======== Provided material ========

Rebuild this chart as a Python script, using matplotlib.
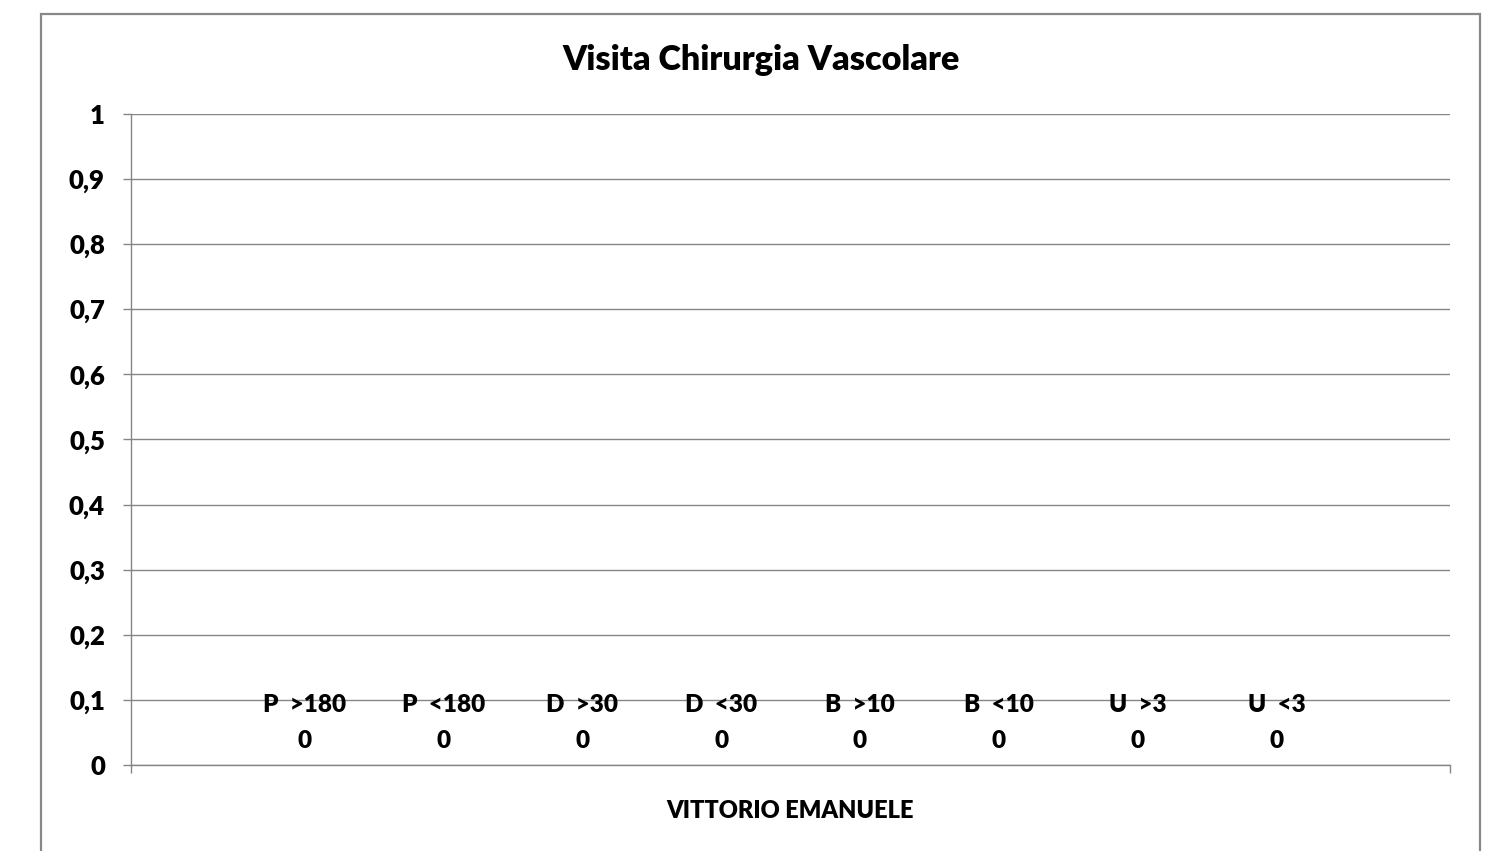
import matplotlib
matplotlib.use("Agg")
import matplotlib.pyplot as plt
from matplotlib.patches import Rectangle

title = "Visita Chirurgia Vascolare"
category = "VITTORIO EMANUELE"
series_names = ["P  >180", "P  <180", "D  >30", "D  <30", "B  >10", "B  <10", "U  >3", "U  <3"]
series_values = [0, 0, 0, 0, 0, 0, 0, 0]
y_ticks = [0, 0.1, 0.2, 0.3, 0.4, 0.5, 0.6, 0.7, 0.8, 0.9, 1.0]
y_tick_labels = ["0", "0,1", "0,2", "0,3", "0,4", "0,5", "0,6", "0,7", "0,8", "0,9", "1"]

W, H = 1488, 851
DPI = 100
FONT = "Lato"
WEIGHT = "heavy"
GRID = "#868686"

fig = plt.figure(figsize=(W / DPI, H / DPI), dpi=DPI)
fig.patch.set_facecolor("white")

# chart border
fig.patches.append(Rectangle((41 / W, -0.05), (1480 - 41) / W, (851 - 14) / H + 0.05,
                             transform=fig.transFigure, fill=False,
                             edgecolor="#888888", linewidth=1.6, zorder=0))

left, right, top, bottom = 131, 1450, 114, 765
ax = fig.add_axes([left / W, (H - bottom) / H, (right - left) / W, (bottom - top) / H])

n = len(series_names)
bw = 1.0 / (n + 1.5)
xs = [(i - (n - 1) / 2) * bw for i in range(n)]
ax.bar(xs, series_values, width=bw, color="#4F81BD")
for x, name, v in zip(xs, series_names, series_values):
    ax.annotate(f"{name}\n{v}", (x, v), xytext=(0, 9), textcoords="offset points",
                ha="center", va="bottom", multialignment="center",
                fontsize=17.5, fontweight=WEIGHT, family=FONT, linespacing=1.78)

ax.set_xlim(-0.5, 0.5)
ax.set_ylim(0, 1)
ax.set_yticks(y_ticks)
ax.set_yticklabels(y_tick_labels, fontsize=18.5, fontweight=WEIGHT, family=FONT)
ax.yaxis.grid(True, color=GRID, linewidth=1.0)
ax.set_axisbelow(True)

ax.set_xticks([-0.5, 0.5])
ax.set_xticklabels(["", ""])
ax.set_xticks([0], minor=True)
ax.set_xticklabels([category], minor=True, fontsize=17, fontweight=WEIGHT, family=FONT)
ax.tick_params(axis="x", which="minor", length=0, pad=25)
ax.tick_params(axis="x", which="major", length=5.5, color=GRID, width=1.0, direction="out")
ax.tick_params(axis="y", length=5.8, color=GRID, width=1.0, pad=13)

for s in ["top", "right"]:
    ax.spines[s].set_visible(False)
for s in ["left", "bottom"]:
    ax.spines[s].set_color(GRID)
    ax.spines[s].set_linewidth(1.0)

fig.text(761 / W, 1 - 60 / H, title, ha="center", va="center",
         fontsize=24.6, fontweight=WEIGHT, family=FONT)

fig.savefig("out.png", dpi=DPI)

========

Problem details:
Please write out all of the material above without changing a word, and omit any pictures.

Result for this exercise:
Rebuild this chart as a Python script, using matplotlib.
import matplotlib
matplotlib.use("Agg")
import matplotlib.pyplot as plt
from matplotlib.patches import Rectangle

title = "Visita Chirurgia Vascolare"
category = "VITTORIO EMANUELE"
series_names = ["P  >180", "P  <180", "D  >30", "D  <30", "B  >10", "B  <10", "U  >3", "U  <3"]
series_values = [0, 0, 0, 0, 0, 0, 0, 0]
y_ticks = [0, 0.1, 0.2, 0.3, 0.4, 0.5, 0.6, 0.7, 0.8, 0.9, 1.0]
y_tick_labels = ["0", "0,1", "0,2", "0,3", "0,4", "0,5", "0,6", "0,7", "0,8", "0,9", "1"]

W, H = 1488, 851
DPI = 100
FONT = "Lato"
WEIGHT = "heavy"
GRID = "#868686"

fig = plt.figure(figsize=(W / DPI, H / DPI), dpi=DPI)
fig.patch.set_facecolor("white")

# chart border
fig.patches.append(Rectangle((41 / W, -0.05), (1480 - 41) / W, (851 - 14) / H + 0.05,
                             transform=fig.transFigure, fill=False,
                             edgecolor="#888888", linewidth=1.6, zorder=0))

left, right, top, bottom = 131, 1450, 114, 765
ax = fig.add_axes([left / W, (H - bottom) / H, (right - left) / W, (bottom - top) / H])

n = len(series_names)
bw = 1.0 / (n + 1.5)
xs = [(i - (n - 1) / 2) * bw for i in range(n)]
ax.bar(xs, series_values, width=bw, color="#4F81BD")
for x, name, v in zip(xs, series_names, series_values):
    ax.annotate(f"{name}\n{v}", (x, v), xytext=(0, 9), textcoords="offset points",
                ha="center", va="bottom", multialignment="center",
                fontsize=17.5, fontweight=WEIGHT, family=FONT, linespacing=1.78)

ax.set_xlim(-0.5, 0.5)
ax.set_ylim(0, 1)
ax.set_yticks(y_ticks)
ax.set_yticklabels(y_tick_labels, fontsize=18.5, fontweight=WEIGHT, family=FONT)
ax.yaxis.grid(True, color=GRID, linewidth=1.0)
ax.set_axisbelow(True)

ax.set_xticks([-0.5, 0.5])
ax.set_xticklabels(["", ""])
ax.set_xticks([0], minor=True)
ax.set_xticklabels([category], minor=True, fontsize=17, fontweight=WEIGHT, family=FONT)
ax.tick_params(axis="x", which="minor", length=0, pad=25)
ax.tick_params(axis="x", which="major", length=5.5, color=GRID, width=1.0, direction="out")
ax.tick_params(axis="y", length=5.8, color=GRID, width=1.0, pad=13)

for s in ["top", "right"]:
    ax.spines[s].set_visible(False)
for s in ["left", "bottom"]:
    ax.spines[s].set_color(GRID)
    ax.spines[s].set_linewidth(1.0)

fig.text(761 / W, 1 - 60 / H, title, ha="center", va="center",
         fontsize=24.6, fontweight=WEIGHT, family=FONT)

fig.savefig("out.png", dpi=DPI)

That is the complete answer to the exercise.